• [Data excerpt]

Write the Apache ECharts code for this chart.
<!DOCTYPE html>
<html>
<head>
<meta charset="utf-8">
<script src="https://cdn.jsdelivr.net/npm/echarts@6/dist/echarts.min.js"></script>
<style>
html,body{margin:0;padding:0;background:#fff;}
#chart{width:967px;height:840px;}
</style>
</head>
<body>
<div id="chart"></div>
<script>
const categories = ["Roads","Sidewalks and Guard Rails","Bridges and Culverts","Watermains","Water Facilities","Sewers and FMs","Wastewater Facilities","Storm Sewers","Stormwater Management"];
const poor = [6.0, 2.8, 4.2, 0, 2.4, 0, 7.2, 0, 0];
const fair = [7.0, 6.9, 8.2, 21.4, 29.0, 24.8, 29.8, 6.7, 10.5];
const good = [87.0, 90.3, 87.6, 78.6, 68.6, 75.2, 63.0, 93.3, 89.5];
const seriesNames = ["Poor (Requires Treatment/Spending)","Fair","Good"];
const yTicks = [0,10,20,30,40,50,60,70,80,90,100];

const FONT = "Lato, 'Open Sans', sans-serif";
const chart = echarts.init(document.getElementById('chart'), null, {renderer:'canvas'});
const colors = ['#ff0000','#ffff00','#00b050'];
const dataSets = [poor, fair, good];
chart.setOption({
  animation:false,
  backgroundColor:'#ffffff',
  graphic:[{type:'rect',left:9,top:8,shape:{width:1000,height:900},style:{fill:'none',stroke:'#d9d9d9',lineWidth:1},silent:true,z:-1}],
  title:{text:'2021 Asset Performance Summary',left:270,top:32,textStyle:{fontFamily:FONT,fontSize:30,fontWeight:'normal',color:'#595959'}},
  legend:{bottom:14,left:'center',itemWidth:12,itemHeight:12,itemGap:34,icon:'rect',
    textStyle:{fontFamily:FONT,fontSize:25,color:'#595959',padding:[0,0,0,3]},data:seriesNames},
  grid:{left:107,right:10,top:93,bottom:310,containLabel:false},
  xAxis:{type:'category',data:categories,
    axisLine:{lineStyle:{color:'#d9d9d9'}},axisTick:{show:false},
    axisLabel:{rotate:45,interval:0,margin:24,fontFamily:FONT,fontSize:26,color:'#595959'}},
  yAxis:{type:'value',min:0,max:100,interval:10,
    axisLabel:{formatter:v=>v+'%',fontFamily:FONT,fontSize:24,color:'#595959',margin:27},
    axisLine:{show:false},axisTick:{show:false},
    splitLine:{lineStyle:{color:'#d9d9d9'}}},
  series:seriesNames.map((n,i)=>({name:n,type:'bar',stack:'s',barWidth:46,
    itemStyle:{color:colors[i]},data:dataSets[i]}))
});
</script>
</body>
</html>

• [Problem] Lines from the start of the material above through the line containing "const yTicks = [0,10,20,30,40,50,60,70,80,90,100];" are to be duplicated exactly, and only those.

• [Complete answer]
Write the Apache ECharts code for this chart.
<!DOCTYPE html>
<html>
<head>
<meta charset="utf-8">
<script src="https://cdn.jsdelivr.net/npm/echarts@6/dist/echarts.min.js"></script>
<style>
html,body{margin:0;padding:0;background:#fff;}
#chart{width:967px;height:840px;}
</style>
</head>
<body>
<div id="chart"></div>
<script>
const categories = ["Roads","Sidewalks and Guard Rails","Bridges and Culverts","Watermains","Water Facilities","Sewers and FMs","Wastewater Facilities","Storm Sewers","Stormwater Management"];
const poor = [6.0, 2.8, 4.2, 0, 2.4, 0, 7.2, 0, 0];
const fair = [7.0, 6.9, 8.2, 21.4, 29.0, 24.8, 29.8, 6.7, 10.5];
const good = [87.0, 90.3, 87.6, 78.6, 68.6, 75.2, 63.0, 93.3, 89.5];
const seriesNames = ["Poor (Requires Treatment/Spending)","Fair","Good"];
const yTicks = [0,10,20,30,40,50,60,70,80,90,100];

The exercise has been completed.